Goal of the exercise: Leave out the pictures, and retype only the lines from the beginning of the material through the line that contains "const igf1Ticks = [0, 10, 20, 30, 40, 50];", including both.

Recorded data:
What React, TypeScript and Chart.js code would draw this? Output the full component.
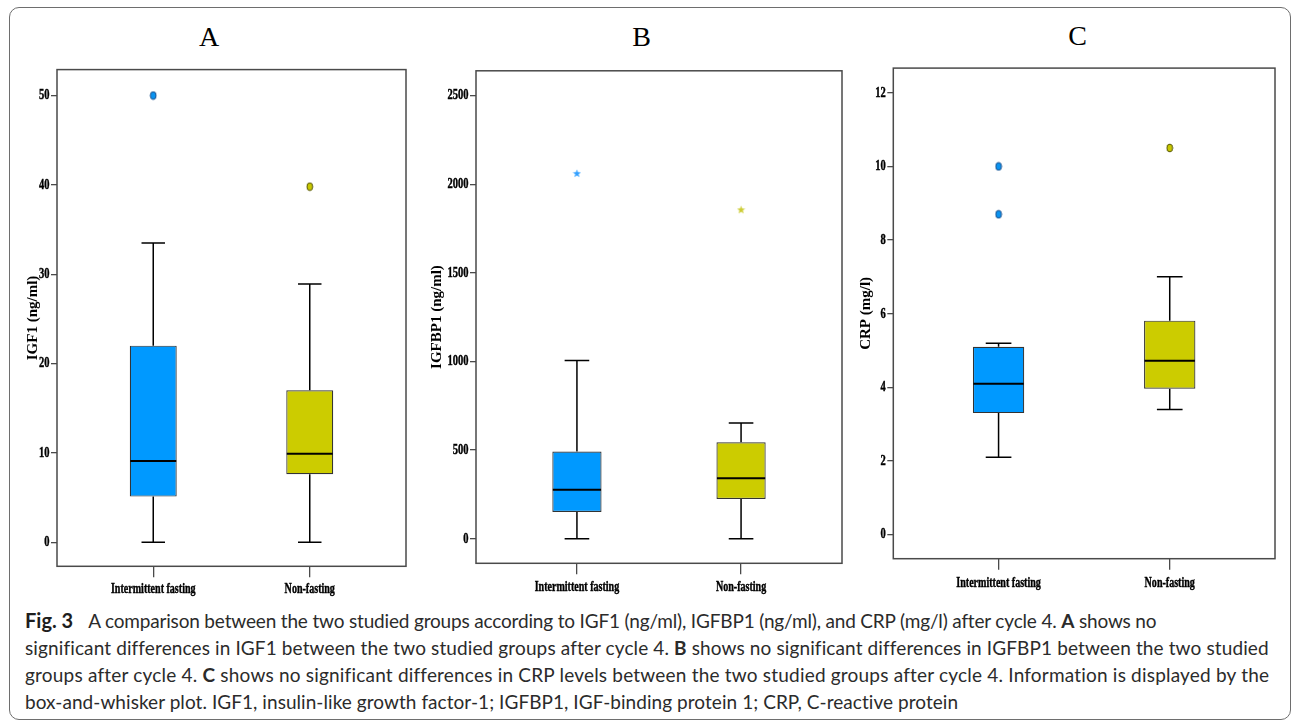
import React, { useEffect, useRef } from "react";
import { Chart, registerables } from "chart.js";

Chart.register(...registerables);

const SERIF = "'Liberation Serif', 'Times New Roman', serif";

// ---- categories ----
const groups = ["Intermittent fasting", "Non-fasting"];

// ---- Panel A: IGF1 (ng/ml) ----
const igf1Min = [0, 0];
const igf1Q1 = [5.1, 7.6];
const igf1Median = [9.1, 9.9];
const igf1Q3 = [22.0, 17.0];
const igf1Max = [33.5, 28.9];
const igf1Outliers = [[50.0], [39.8]];
const igf1Ticks = [0, 10, 20, 30, 40, 50];

// ---- Panel B: IGFBP1 (ng/ml) ----
const igfbp1Min = [0, 0];
const igfbp1Q1 = [151, 224];
const igfbp1Median = [276, 341];
const igfbp1Q3 = [492, 544];
const igfbp1Max = [1006, 652];
const igfbp1Extremes = [[2061], [1856]];
const igfbp1Ticks = [0, 500, 1000, 1500, 2000, 2500];

// ---- Panel C: CRP (mg/l) ----
const crpMin = [2.1, 3.4];
const crpQ1 = [3.3, 3.96];
const crpMedian = [4.1, 4.72];
const crpQ3 = [5.1, 5.81];
const crpMax = [5.2, 7.0];
const crpOutliers = [[10.0, 8.7], [10.5]];
const crpTicks = [0, 2, 4, 6, 8, 10, 12];

const panelTitles = ["A", "B", "C"];
const axisTitles = ["IGF1 (ng/ml)", "IGFBP1 (ng/ml)", "CRP (mg/l)"];

// ---- styles ----
const boxColors = ["#0099ff", "#cccc00"];
const dotFill = ["#0a93f0", "#c8c800"];
const dotStroke = ["#1b4f8c", "#55550a"];
const starColors = ["#33a0ff", "#cccc33"];
const FRAME = "#4a4a4a";

type Panel = {
  title: string;
  yTitle: string;
  min: number[];
  q1: number[];
  median: number[];
  q3: number[];
  max: number[];
  outliers: number[][];
  marker: "dot" | "star";
  yMin: number;
  yMax: number;
  ticks: number[];
  chartLeft: number;
  chartRight: number;
  chartTop: number;
  chartBottom: number;
  canvasLeft: number;
  yTitleX: number;
  xLabelY: number;
  titleX: number;
  titleY: number;
};

const panels: Panel[] = [
  {
    title: panelTitles[0], yTitle: axisTitles[0],
    min: igf1Min, q1: igf1Q1, median: igf1Median, q3: igf1Q3, max: igf1Max,
    outliers: igf1Outliers, marker: "dot", yMin: -2.7, yMax: 52.9, ticks: igf1Ticks,
    chartLeft: 57, chartRight: 407, chartTop: 69.6, chartBottom: 566.3,
    canvasLeft: 10, yTitleX: 33, xLabelY: 589, titleX: 209, titleY: 36.5,
  },
  {
    title: panelTitles[1], yTitle: axisTitles[1],
    min: igfbp1Min, q1: igfbp1Q1, median: igfbp1Median, q3: igfbp1Q3, max: igfbp1Max,
    outliers: igfbp1Extremes, marker: "star", yMin: -139, yMax: 2640, ticks: igfbp1Ticks,
    chartLeft: 476, chartRight: 843, chartTop: 70.8, chartBottom: 563.3,
    canvasLeft: 426, yTitleX: 437.5, xLabelY: 587, titleX: 641.7, titleY: 37,
  },
  {
    title: panelTitles[2], yTitle: axisTitles[2],
    min: crpMin, q1: crpQ1, median: crpMedian, q3: crpQ3, max: crpMax,
    outliers: crpOutliers, marker: "dot", yMin: -0.655, yMax: 12.67, ticks: crpTicks,
    chartLeft: 893.3, chartRight: 1275.3, chartTop: 68.1, chartBottom: 558.7,
    canvasLeft: 853, yTitleX: 866, xLabelY: 583, titleX: 1077.7, titleY: 36,
  },
];

function makeDot(fill: string, stroke: string) {
  const c = document.createElement("canvas");
  c.width = 8;
  c.height = 10;
  const g = c.getContext("2d")!;
  g.beginPath();
  g.ellipse(4, 5, 2.9, 3.9, 0, 0, Math.PI * 2);
  g.fillStyle = fill;
  g.fill();
  g.lineWidth = 1;
  g.strokeStyle = stroke;
  g.stroke();
  return c;
}

function makeStar(fill: string) {
  const c = document.createElement("canvas");
  c.width = 9;
  c.height = 9;
  const g = c.getContext("2d")!;
  g.beginPath();
  for (let k = 0; k < 10; k++) {
    const r = k % 2 === 0 ? 4.3 : 1.8;
    const a = -Math.PI / 2 + (k * Math.PI) / 5;
    const px = 4.5 + r * Math.cos(a);
    const py = 4.8 + r * Math.sin(a);
    if (k === 0) g.moveTo(px, py);
    else g.lineTo(px, py);
  }
  g.closePath();
  g.fillStyle = fill;
  g.fill();
  return c;
}

const T = 40;
const H = 560;
const XH = 30;
const X_TICK_LEN = 11;
const Y_TICK_LEN = 6;
const X_FONT = 15;
const X_SQUEEZE = 0.67;
const Y_FONT = 15;
const Y_SQUEEZE = 0.7;
const YT_FONT = 15;

function boxPlugin(p: Panel, canvasTop: number) {
  return {
    id: "boxWhiskers",
    beforeDatasetsDraw(chart: any) {
      const { ctx, scales } = chart;
      const x = scales.x, y = scales.y;
      const meta = chart.getDatasetMeta(0);
      ctx.save();
      ctx.strokeStyle = "#000";
      ctx.lineWidth = 1.5;
      groups.forEach((_, i) => {
        const bar = meta.data[i];
        const cx = x.getPixelForValue(i);
        const capHalf = (bar.width / 2) * 0.5;
        const yMax = y.getPixelForValue(p.max[i]);
        const yQ3 = y.getPixelForValue(p.q3[i]);
        const yQ1 = y.getPixelForValue(p.q1[i]);
        const yMinP = y.getPixelForValue(p.min[i]);
        ctx.beginPath();
        ctx.moveTo(cx, yQ3);
        ctx.lineTo(cx, yMax);
        ctx.moveTo(cx - capHalf, yMax);
        ctx.lineTo(cx + capHalf, yMax);
        ctx.moveTo(cx, yQ1);
        ctx.lineTo(cx, yMinP);
        ctx.moveTo(cx - capHalf, yMinP);
        ctx.lineTo(cx + capHalf, yMinP);
        ctx.stroke();
      });
      ctx.restore();
    },
    afterDatasetsDraw(chart: any) {
      const { ctx, scales } = chart;
      const y = scales.y;
      const meta = chart.getDatasetMeta(0);
      ctx.save();
      ctx.strokeStyle = "#000";
      ctx.lineWidth = 2;
      groups.forEach((_, i) => {
        const bar = meta.data[i];
        const ym = y.getPixelForValue(p.median[i]);
        ctx.beginPath();
        ctx.moveTo(bar.x - bar.width / 2 + 0.5, ym);
        ctx.lineTo(bar.x + bar.width / 2 - 0.5, ym);
        ctx.stroke();
      });
      ctx.restore();
    },
    afterDraw(chart: any) {
      const { ctx, chartArea, scales } = chart;
      ctx.save();
      ctx.strokeStyle = FRAME;
      ctx.lineWidth = 1.5;
      ctx.strokeRect(
        chartArea.left,
        chartArea.top,
        chartArea.right - chartArea.left,
        chartArea.bottom - chartArea.top
      );
      // tick labels (SPSS-style condensed bold serif)
      ctx.fillStyle = "#000";
      ctx.strokeStyle = "#000";
      ctx.lineWidth = 0.45;
      ctx.textBaseline = "middle";
      // x axis
      ctx.font = `bold ${X_FONT}px ${SERIF}`;
      ctx.textAlign = "center";
      const xs = scales.x;
      xs.ticks.forEach((t: any) => {
        const label = groups[t.value];
        if (label === undefined) return;
        const px = xs.getPixelForValue(t.value);
        ctx.save();
        ctx.translate(px, p.xLabelY - canvasTop);
        ctx.scale(X_SQUEEZE, 1);
        ctx.fillText(label, 0, 0);
        ctx.strokeText(label, 0, 0);
        ctx.restore();
      });
      // y axis
      ctx.font = `bold ${Y_FONT}px ${SERIF}`;
      ctx.textAlign = "right";
      const ys = scales.y;
      ys.ticks.forEach((t: any) => {
        const py = ys.getPixelForValue(t.value);
        const label = String(t.value);
        ctx.save();
        ctx.translate(chartArea.left - Y_TICK_LEN - 1.5, py);
        ctx.scale(Y_SQUEEZE, 1);
        ctx.fillText(label, 0, 0);
        ctx.strokeText(label, 0, 0);
        ctx.restore();
      });
      ctx.restore();
    },
  };
}

function PanelChart({ p }: { p: Panel }) {
  const ref = useRef<HTMLCanvasElement>(null);
  const L = p.canvasLeft;
  const W = Math.ceil(p.chartRight + 4 - L);
  useEffect(() => {
    const canvas = ref.current!;
    const yw = p.chartLeft - L;
    const yTitlePad = p.yTitleX - L - (YT_FONT * 1.2) / 2;
    const datasets: any[] = [
      {
        type: "bar",
        data: groups.map((_, i) => ({ x: i, y: [p.q1[i], p.q3[i]] })),
        backgroundColor: boxColors,
        borderColor: "#333333",
        borderWidth: 1.2,
        borderSkipped: false,
        barPercentage: 0.3,
        categoryPercentage: 1,
      },
    ];
    groups.forEach((_, i) => {
      datasets.push({
        type: "scatter",
        data: p.outliers[i].map((v) => ({ x: i, y: v })),
        pointStyle:
          p.marker === "star"
            ? makeStar(starColors[i])
            : makeDot(dotFill[i], dotStroke[i]),
        pointRadius: 4,
        showLine: false,
      });
    });
    const chart = new Chart(canvas, {
      type: "bar",
      data: { datasets },
      options: {
        responsive: false,
        animation: false,
        devicePixelRatio: 1,
        events: [],
        layout: {
          padding: {
            left: 0,
            top: p.chartTop - T,
            right: L + W - p.chartRight,
            bottom: T + H - p.chartBottom - XH,
          },
        },
        plugins: {
          legend: { display: false },
          tooltip: { enabled: false },
          title: { display: false },
        },
        scales: {
          x: {
            type: "linear",
            min: -0.615,
            max: 1.615,
            offset: false,
            grid: {
              offset: false,
              drawOnChartArea: false,
              drawTicks: true,
              tickLength: X_TICK_LEN,
              color: FRAME,
              lineWidth: 1.3,
            },
            border: { display: false },
            ticks: {
              display: false,
              callback: (v: any) => groups[v] ?? "",
              autoSkip: false,
            },
            afterBuildTicks: (s: any) => {
              s.ticks = groups.map((_, i) => ({ value: i }));
            },
            afterFit: (s: any) => {
              s.height = XH;
            },
          },
          y: {
            type: "linear",
            min: p.yMin,
            max: p.yMax,
            grid: {
              drawOnChartArea: false,
              drawTicks: true,
              tickLength: Y_TICK_LEN,
              color: FRAME,
              lineWidth: 1.3,
            },
            border: { display: false },
            ticks: {
              display: false,
              callback: (v: any) => String(v),
              autoSkip: false,
            },
            afterBuildTicks: (s: any) => {
              s.ticks = p.ticks.map((v) => ({ value: v }));
            },
            afterFit: (s: any) => {
              s.width = yw;
            },
            title: {
              display: true,
              text: p.yTitle,
              color: "#000",
              font: { family: SERIF, weight: "bold", size: YT_FONT },
              padding: { top: yTitlePad, bottom: 0 },
            },
          },
        },
      } as any,
      plugins: [boxPlugin(p, T)],
    });
    return () => chart.destroy();
  }, []);
  return (
    <canvas
      ref={ref}
      width={W}
      height={H}
      style={{ position: "absolute", left: L, top: T, width: W, height: H }}
    />
  );
}

export default function App() {
  useEffect(() => {
    document.body.style.margin = "0";
  }, []);
  const captionFont = "Lato, 'Open Sans', sans-serif";
  return (
    <div
      style={{
        position: "absolute",
        left: 0,
        top: 0,
        width: 1293,
        height: 722,
        overflow: "hidden",
        background: "#fff",
      }}
    >
      <div
        style={{
          position: "absolute",
          left: 9,
          top: 7,
          width: 1282,
          height: 713,
          border: "1.5px solid #6e6e6e",
          borderRadius: 10,
          boxSizing: "border-box",
        }}
      />
      {panels.map((p, k) => (
        <div
          key={"t" + k}
          style={{
            position: "absolute",
            left: p.titleX - 30,
            top: p.titleY - 16,
            width: 60,
            height: 32,
            lineHeight: "32px",
            textAlign: "center",
            fontFamily: SERIF,
            fontSize: 28,
            color: "#000",
          }}
        >
          {p.title}
        </div>
      ))}
      {panels.map((p, k) => (
        <PanelChart key={"c" + k} p={p} />
      ))}
      <div
        style={{
          position: "absolute",
          left: 25,
          top: 607,
          fontFamily: captionFont,
          fontSize: 19,
          lineHeight: "27px",
          color: "#2b2b2b",
          whiteSpace: "nowrap",
        }}
      >
        <div style={{ letterSpacing: "-0.17px" }}>
          <span style={{ fontWeight: 700, fontSize: 20, letterSpacing: "0px", marginRight: 15, color: "#1e1e1e" }}>Fig. 3</span>A comparison between the two studied groups according to IGF1 (ng/ml), IGFBP1 (ng/ml), and CRP (mg/l) after cycle 4. <b>A</b> shows no
        </div>
        <div style={{ letterSpacing: "0.12px" }}>
          significant differences in IGF1 between the two studied groups after cycle 4. <b>B</b> shows no significant differences in IGFBP1 between the two studied
        </div>
        <div style={{ letterSpacing: "0.2px" }}>
          groups after cycle 4. <b>C</b> shows no significant differences in CRP levels between the two studied groups after cycle 4. Information is displayed by the
        </div>
        <div style={{ letterSpacing: "0.055px" }}>
          box-and-whisker plot. IGF1, insulin-like growth factor-1; IGFBP1, IGF-binding protein 1; CRP, C-reactive protein
        </div>
      </div>
    </div>
  );
}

Answer to this problem:
What React, TypeScript and Chart.js code would draw this? Output the full component.
import React, { useEffect, useRef } from "react";
import { Chart, registerables } from "chart.js";

Chart.register(...registerables);

const SERIF = "'Liberation Serif', 'Times New Roman', serif";

// ---- categories ----
const groups = ["Intermittent fasting", "Non-fasting"];

// ---- Panel A: IGF1 (ng/ml) ----
const igf1Min = [0, 0];
const igf1Q1 = [5.1, 7.6];
const igf1Median = [9.1, 9.9];
const igf1Q3 = [22.0, 17.0];
const igf1Max = [33.5, 28.9];
const igf1Outliers = [[50.0], [39.8]];
const igf1Ticks = [0, 10, 20, 30, 40, 50];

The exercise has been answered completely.